There is good news out of Washington for a change: legislation has been introduced in Congress that would end some of the worst forms of corporate tax dodging.
The “Stop Tax Haven Abuse” Act would raise $220 billion over the next decade to eliminate incentives to ship jobs overseas, reverse destructive budget cuts like the “sequester” and level the playing field for small businesses trying to compete with the big guys.
It is a bill Sens. Susan Collins and Angus King should be proud to support because it is good for our country, good for Maine and good for our hometowns here in Androscoggin County.
For me, it is personal.
Lewiston-Auburn’s original prosperity was built on manufacturing. Auburn at one time had nine “shoe shops.” My mother worked in a few of them. Area textile mills employed thousands.

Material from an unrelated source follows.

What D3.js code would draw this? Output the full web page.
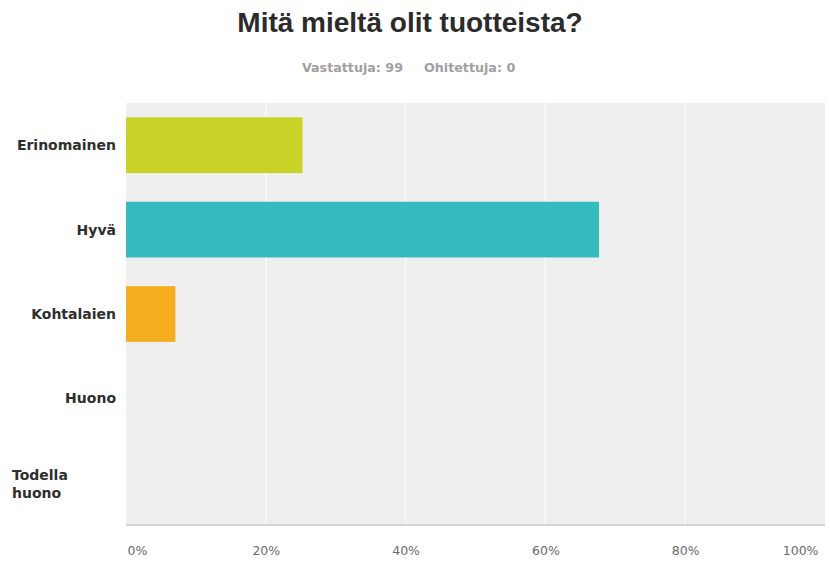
<!DOCTYPE html>
<html>
<head>
<meta charset="utf-8">
<script src="https://cdn.jsdelivr.net/npm/d3@7"></script>
<style>
  html, body { margin: 0; padding: 0; background: #fff; }
  svg { display: block; font-family: "DejaVu Sans", Verdana, sans-serif; }
</style>
</head>
<body>
<svg id="chart" width="830" height="563"></svg>
<script>
// Survey answers (99 respondents)
const categories = ["Erinomainen", "Hyvä", "Kohtalaien", "Huono", "Todella huono"];
const responses = [25, 67, 7, 0, 0];
const answered = 99;
const skipped = 0;
const barColors = ["#c9d226", "#34bcbf", "#f5ac1f", "#999999", "#999999"];
const tickValues = [0, 20, 40, 60, 80, 100];

const svg = d3.select("#chart");
const margin = { top: 103, right: 5, bottom: 38, left: 126 };
const W = 830, H = 563;
const plotW = W - margin.left - margin.right;
const plotH = H - margin.top - margin.bottom;

const pct = responses.map(v => v / answered * 100);

// Title and response counts
svg.append("text")
  .attr("x", 410).attr("y", 32)
  .attr("text-anchor", "middle")
  .attr("font-family", "Liberation Sans, Arial, sans-serif")
  .attr("font-size", 28).attr("font-weight", "bold")
  .attr("fill", "#2b2b2b")
  .text("Mitä mieltä olit tuotteista?");

svg.append("text")
  .attr("x", 403).attr("y", 72)
  .attr("text-anchor", "end")
  .attr("font-size", 12.7).attr("font-weight", "bold")
  .attr("fill", "#a0a0a0")
  .text("Vastattuja: " + answered);

svg.append("text")
  .attr("x", 424).attr("y", 72)
  .attr("text-anchor", "start")
  .attr("font-size", 12.7).attr("font-weight", "bold")
  .attr("fill", "#a0a0a0")
  .text("Ohitettuja: " + skipped);

const g = svg.append("g").attr("transform", `translate(${margin.left},${margin.top})`);

const x = d3.scaleLinear().domain([0, 100]).range([0, plotW]);
const y = d3.scaleBand().domain(categories).range([0, plotH]).paddingInner(0.34).paddingOuter(0.17);

// Plot background
g.append("rect")
  .attr("width", plotW).attr("height", plotH)
  .attr("fill", "#efefef");

// Vertical gridlines
g.selectAll("line.grid")
  .data(tickValues.filter(t => t > 0 && t < 100))
  .join("line")
  .attr("class", "grid")
  .attr("x1", d => x(d)).attr("x2", d => x(d))
  .attr("y1", 0).attr("y2", plotH)
  .attr("stroke", "#fafafa").attr("stroke-width", 1.5);

// Bars
g.selectAll("rect.bar")
  .data(categories)
  .join("rect")
  .attr("class", "bar")
  .attr("x", 0)
  .attr("y", d => y(d))
  .attr("height", y.bandwidth())
  .attr("width", (d, i) => x(pct[i]))
  .attr("fill", (d, i) => barColors[i]);

// Bottom axis line
g.append("line")
  .attr("x1", 0).attr("x2", plotW)
  .attr("y1", plotH).attr("y2", plotH)
  .attr("stroke", "#d6d6d6").attr("stroke-width", 2);

// X axis labels
const xAxis = d3.axisBottom(x).tickValues(tickValues).tickFormat(d => d + "%").tickSize(0).tickPadding(21);
const ax = g.append("g").attr("transform", `translate(0,${plotH})`).call(xAxis);
ax.select(".domain").remove();
ax.selectAll("text")
  .attr("font-family", "DejaVu Sans, Verdana, sans-serif")
  .attr("font-size", 12.5)
  .attr("fill", "#6a6a6a")
  .attr("text-anchor", d => d === 0 ? "start" : (d === 100 ? "end" : "middle"))
  .attr("dx", d => d === 0 ? "1" : (d === 100 ? "-7" : "0"));

// Category labels
const labels = svg.append("g").attr("transform", `translate(0,${margin.top})`);
categories.forEach((c, i) => {
  const cy = y(c) + y.bandwidth() / 2;
  const words = c.split(" ");
  if (words.length === 1) {
    labels.append("text")
      .attr("x", 116).attr("y", cy + 5)
      .attr("text-anchor", "end")
      .attr("font-size", 14).attr("font-weight", "bold")
      .attr("fill", "#2e2e2e")
      .text(c);
  } else {
    const t = labels.append("text")
      .attr("x", 12).attr("y", cy - 3)
      .attr("text-anchor", "start")
      .attr("font-size", 14).attr("font-weight", "bold")
      .attr("fill", "#2e2e2e");
    words.forEach((w, k) => {
      t.append("tspan").attr("x", 12).attr("dy", k === 0 ? 0 : 18).text(w);
    });
  }
});
</script>
</body>
</html>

Those days are gone. Even though the Twin Cities are finding new ways to prosper, the scars from the deindustrialization of the Androscoggin Valley are still clear, from diminished housing stock to a reduced tax base.

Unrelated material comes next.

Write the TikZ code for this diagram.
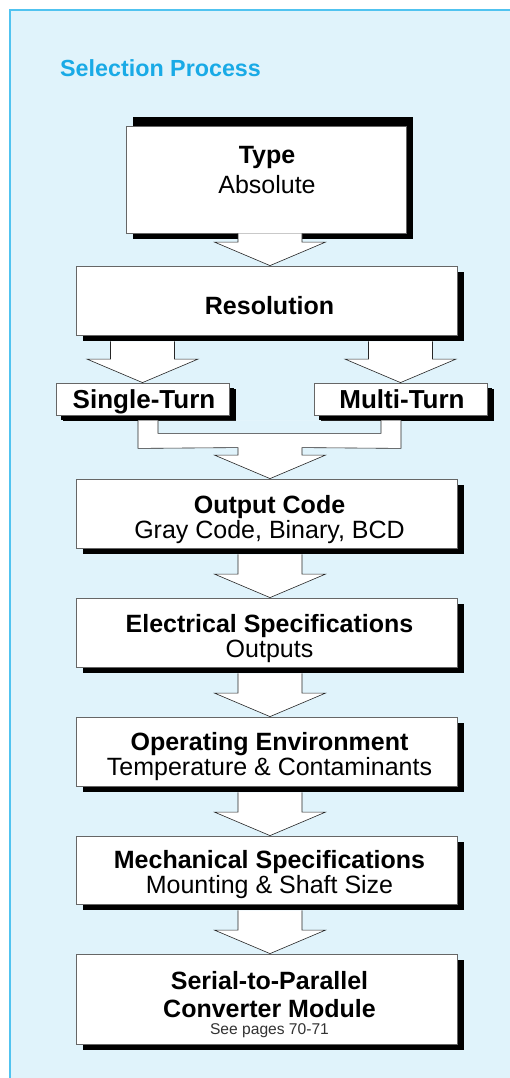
\documentclass[tikz,border=0pt]{standalone}
\usepackage{fontspec}
\setmainfont{Liberation Sans}
\usetikzlibrary{calc,shadows}

\definecolor{panelfill}{RGB}{224,243,251}
\definecolor{panelline}{RGB}{80,195,240}
\definecolor{titleblue}{RGB}{25,170,230}

% hollow block arrow from the bottom of #1 to the top of #2
\newcommand{\blockarrow}[4]{%
  \coordinate (tip) at ($(#2.north)+(#3,0)$);
  \coordinate (top) at ($(#1.south)+(0,#4)$);
  \filldraw[arrowfill] ($(tip |- top)+(-32,0)$) -- ($(tip)+(-32,-23.5)$) -- ++(-23.5,0) -- (tip)
    -- ++(55.5,-23.5) -- ++(-23.5,0) -- ($(tip |- top)+(32,0)$);
}

\begin{document}
\begin{tikzpicture}[x=1pt,y=-1pt,
  box/.style={draw=black!60,line width=0.8pt,fill=white,inner sep=0pt,
    minimum width=381pt,minimum height=69pt,
    drop shadow={shadow xshift=7pt,shadow yshift=-6pt,fill=black,opacity=1}},
  smallbox/.style={box,minimum width=173pt,minimum height=32pt,
    drop shadow={shadow xshift=5pt,shadow yshift=-5pt,fill=black,opacity=1}},
  boxtext/.style={align=center,inner sep=0pt,font=\fontsize{25}{25}\selectfont},
  arrowfill/.style={draw=black!85,line width=0.6pt,fill=white},
  title/.style={anchor=base west,inner sep=0pt,text=titleblue,
    font=\fontsize{23.3}{23.3}\selectfont\bfseries}]
  \useasboundingbox (0,0) rectangle (510,1078);
  \fill[panelfill] (10,10) rectangle (510,1078);
  \draw[panelline,line width=1.5pt] (10,1078) |- (510,10);

  \node[title] (heading) at (60,77) {Selection Process};

  % boxes
  \node[box,minimum width=280pt,minimum height=107pt,
    drop shadow={shadow xshift=7pt,shadow yshift=8.5pt,fill=black,opacity=1}] (type) at (266,179.5) {};
  \node[box] (res) at (266.5,300.5) {};
  \node[smallbox] (single) at (142.5,399) {};
  \node[smallbox] (multi) at (400.5,399) {};
  \node[box] (output) at (266.5,513.5) {};
  \node[box] (elec) at (266.5,632.5) {};
  \node[box] (oper) at (266.5,751.5) {};
  \node[box,minimum height=68pt] (mech) at (266.5,870) {};
  \node[box,minimum height=90pt] (serial) at (266.5,999) {};

  % texts
  \node[boxtext] (typetext) at ($(type.center)+(1,-9)$) {\textbf{Type}\\[5pt]Absolute};
  \node[boxtext] (restext) at ($(res.center)+(3,5)$) {\textbf{Resolution}};
  \node[boxtext,anchor=base,font=\fontsize{26}{26}\selectfont] (singletext) at ($(single.center)+(1.5,9)$) {\textbf{Single-Turn}};
  \node[boxtext,anchor=base,font=\fontsize{26}{26}\selectfont] (multitext) at ($(multi.center)+(1.5,9)$) {\textbf{Multi-Turn}};
  \node[boxtext] (outputtext) at ($(output.center)+(3,6)$) {\textbf{Output Code}\\Gray Code, Binary, BCD};
  \node[boxtext] (electext) at ($(elec.center)+(3,6)$) {\textbf{Electrical Specifications}\\Outputs};
  \node[boxtext] (opertext) at ($(oper.center)+(3,5)$) {\textbf{Operating Environment}\\Temperature \& Contaminants};
  \node[boxtext] (mechtext) at ($(mech.center)+(3,5)$) {\textbf{Mechanical Specifications}\\Mounting \& Shaft Size};
  \node[boxtext] (serialtext) at ($(serial.center)+(3,5.5)$) {\textbf{Serial-to-Parallel}\\[3pt]\textbf{Converter Module}\\[-8pt]
    {\fontsize{15.6}{17}\selectfont\color{black!80}See pages 70-71}};

  \blockarrow{type}{res}{3.5}{0}
  \blockarrow{res}{single}{0}{6}
  \blockarrow{res}{multi}{0}{6}

  % both turn variants join into one arrow
  \coordinate (tip) at ($(output.north)+(3.5,0)$);
  \filldraw[arrowfill,even odd rule]
    ($(single.south)+(-4.5,5)$) -- ($(single.south)+(-4.5,33)$) -- ($(tip)+(-32,-31)$) -- ($(tip)+(-32,-23.5)$)
    -- ++(-23.5,0) -- (tip) -- ++(55.5,-23.5) -- ++(-23.5,0) -- ($(tip)+(32,-31)$)
    -- ($(multi.south)+(0.5,33)$) -- ($(multi.south)+(0.5,5)$)
    ($(multi.south)+(-19.5,5)$) -- ($(multi.south)+(-19.5,18)$) -- ($(single.south)+(15.5,18)$) -- ($(single.south)+(15.5,5)$);

  \blockarrow{output}{elec}{3.5}{6}
  \blockarrow{elec}{oper}{3.5}{6}
  \blockarrow{oper}{mech}{3.5}{6}
  \blockarrow{mech}{serial}{3.5}{6}
\end{tikzpicture}
\end{document}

Overseas corporate tax dodging costs the U.S. $90 billion a year. That is money that could be used to better educate children, ensure a secure retirement for our parents and ourselves, improve and expand health care, and support manufacturing and small business.
Common-sense legislation like this bill can help return our communities and country to the kind of broad-based, middle-class prosperity some of us can still remember.
Laurent Gilbert Sr., Lewiston
Editor’s note: Laurent Gilbert Sr. is a candidate for mayor of Lewiston.